In a comparative study, McBride and Booth (2005) found that stream channel size, large woody debris (trees and branches), bank stability, structural complexity, and embeddedness improved when a stream did not have road crossings and flowed through an intact riparian buffer. McBride and Booth (2005) found that for consecutive sites with many road crossings stream conditions declined. In fact, when more than three road crossings per kilometer were present stream condition did not improve, even with an intact forested buffer.

Dams change both the discharge and sediment supply of streams. The sediment load, temperature and chemicals in the outflow from dams will change relative to the river or stream that flows into the impoundment (Stanford and Ward 1979). As a result, flows may become clearer, but prone to erode the channel bed and banks, producing channel incision (downcutting), coarsening of bed material, and loss of spawning gravels (Kondolf 1997, Staton et al. 2003). The clearer outflows from dams can scour the banks and streambed (Allan and Castillo 2007) that may reduce suitable habitat space for invertebrates and spawning areas for fish. Changing water levels due to dam operation implies unstable habitat conditions that are disruptive, especially for juvenile fishes and spawning adults (Freeman et al. 2001) that require stable, shallow water.

The effects of dams on hydrologic variation were largely consistent across regions in Minnesota in a study by Poff et al. (2006), with a decrease in peak flows, but an increase in near-bankfull flows, an increase in minimum flows, and a decrease in flow variability.
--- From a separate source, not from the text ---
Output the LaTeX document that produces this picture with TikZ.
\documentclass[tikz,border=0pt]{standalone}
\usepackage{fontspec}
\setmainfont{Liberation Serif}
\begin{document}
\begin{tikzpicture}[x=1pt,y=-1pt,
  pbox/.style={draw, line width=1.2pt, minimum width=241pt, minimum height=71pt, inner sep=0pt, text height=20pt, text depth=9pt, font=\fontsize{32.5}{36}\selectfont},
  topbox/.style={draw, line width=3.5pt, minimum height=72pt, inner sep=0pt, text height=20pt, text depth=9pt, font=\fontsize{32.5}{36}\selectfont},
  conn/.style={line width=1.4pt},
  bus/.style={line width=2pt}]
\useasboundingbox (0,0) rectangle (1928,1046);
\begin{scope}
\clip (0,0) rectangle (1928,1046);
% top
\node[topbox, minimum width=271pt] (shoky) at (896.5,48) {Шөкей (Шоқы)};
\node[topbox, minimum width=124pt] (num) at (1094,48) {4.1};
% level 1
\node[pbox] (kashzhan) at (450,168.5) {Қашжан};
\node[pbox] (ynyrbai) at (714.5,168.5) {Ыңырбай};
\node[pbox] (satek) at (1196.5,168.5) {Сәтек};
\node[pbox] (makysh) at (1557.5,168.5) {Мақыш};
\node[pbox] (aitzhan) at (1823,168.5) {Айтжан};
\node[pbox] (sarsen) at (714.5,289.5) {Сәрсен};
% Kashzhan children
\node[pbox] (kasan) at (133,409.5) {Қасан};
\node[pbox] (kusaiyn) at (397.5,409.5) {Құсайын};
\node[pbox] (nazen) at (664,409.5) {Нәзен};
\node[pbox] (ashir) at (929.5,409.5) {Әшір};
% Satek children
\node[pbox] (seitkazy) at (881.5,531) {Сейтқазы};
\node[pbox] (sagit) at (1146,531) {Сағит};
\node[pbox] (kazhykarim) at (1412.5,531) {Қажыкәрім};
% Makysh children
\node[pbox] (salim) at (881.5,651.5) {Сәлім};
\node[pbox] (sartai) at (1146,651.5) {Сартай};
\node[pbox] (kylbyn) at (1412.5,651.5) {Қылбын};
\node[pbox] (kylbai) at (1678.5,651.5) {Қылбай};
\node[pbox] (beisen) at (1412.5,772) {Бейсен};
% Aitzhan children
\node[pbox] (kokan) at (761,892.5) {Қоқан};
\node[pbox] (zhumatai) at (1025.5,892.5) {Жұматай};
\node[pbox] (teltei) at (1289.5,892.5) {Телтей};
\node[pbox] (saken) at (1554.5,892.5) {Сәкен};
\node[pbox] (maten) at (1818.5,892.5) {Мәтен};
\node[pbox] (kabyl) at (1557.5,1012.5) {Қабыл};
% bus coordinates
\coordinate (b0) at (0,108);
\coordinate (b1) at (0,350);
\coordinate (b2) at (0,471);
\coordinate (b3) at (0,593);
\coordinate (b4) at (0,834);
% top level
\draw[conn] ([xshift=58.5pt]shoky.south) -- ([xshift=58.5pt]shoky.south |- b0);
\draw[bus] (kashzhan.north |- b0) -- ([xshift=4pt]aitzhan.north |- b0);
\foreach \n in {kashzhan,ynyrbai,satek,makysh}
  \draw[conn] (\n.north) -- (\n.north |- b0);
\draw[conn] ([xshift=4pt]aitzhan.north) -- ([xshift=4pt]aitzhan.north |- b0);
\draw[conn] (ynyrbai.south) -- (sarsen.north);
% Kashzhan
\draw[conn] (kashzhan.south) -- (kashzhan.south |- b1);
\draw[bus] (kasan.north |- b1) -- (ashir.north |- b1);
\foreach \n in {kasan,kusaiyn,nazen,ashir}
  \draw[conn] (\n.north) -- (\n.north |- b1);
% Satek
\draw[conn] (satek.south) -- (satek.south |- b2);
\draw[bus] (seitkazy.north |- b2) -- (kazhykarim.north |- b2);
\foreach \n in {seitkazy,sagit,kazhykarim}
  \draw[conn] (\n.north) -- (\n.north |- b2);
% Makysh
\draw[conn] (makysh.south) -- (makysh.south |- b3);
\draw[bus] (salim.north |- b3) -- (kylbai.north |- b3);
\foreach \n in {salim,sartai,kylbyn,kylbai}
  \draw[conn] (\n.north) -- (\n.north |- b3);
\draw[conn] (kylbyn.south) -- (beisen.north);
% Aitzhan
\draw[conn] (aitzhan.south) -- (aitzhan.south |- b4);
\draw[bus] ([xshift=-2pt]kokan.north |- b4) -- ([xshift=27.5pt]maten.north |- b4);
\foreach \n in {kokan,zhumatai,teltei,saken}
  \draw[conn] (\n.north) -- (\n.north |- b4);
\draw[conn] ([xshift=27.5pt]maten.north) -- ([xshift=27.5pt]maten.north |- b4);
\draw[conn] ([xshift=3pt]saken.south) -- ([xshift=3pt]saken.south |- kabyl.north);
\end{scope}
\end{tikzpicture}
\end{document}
Grenouillet et al. (2008) found that diatoms and highly dispersing fish were sensitive to fragmentation of stream systems by dams, whereas macroinvertebrates were not.

Confidence in index

Dams vary greatly in their size, purpose and operation, and therefore differ regarding their impacts on rivers (Petts 1984). Culverts and bridges may have differential affects on streams and may be properly or improperly sized and designed structures. These differences in structural form and function are not considered in this index; specifically the impacts of dams, bridges and culverts are not differentiated or weighted based on potential impact. As well, the amount of the watershed and basin land area above each dam is not factored into the scoring. Finally, the National Dam Inventory only includes dams that exceed 6 feet in height and impound 50 or more acre-feet; smaller dams are not included.

The index accurately depicts the number of bridges and culverts and the number of larger dams in each watershed. However, as noted above the size, function, and design are not included. Thus, the index provides the potential impact on aquatic connectivity.

Future enhancements

The impact of each structure type could be compared, and the scores ranked to reflect that difference. The percentage of the watershed located above the most downstream dam in that watershed could be added to the index. Further refinement could be done with more detailed inventory information of structures, such as appropriate sizing and condition of bridges and culverts and an inventory of dams less than 6 feet in height.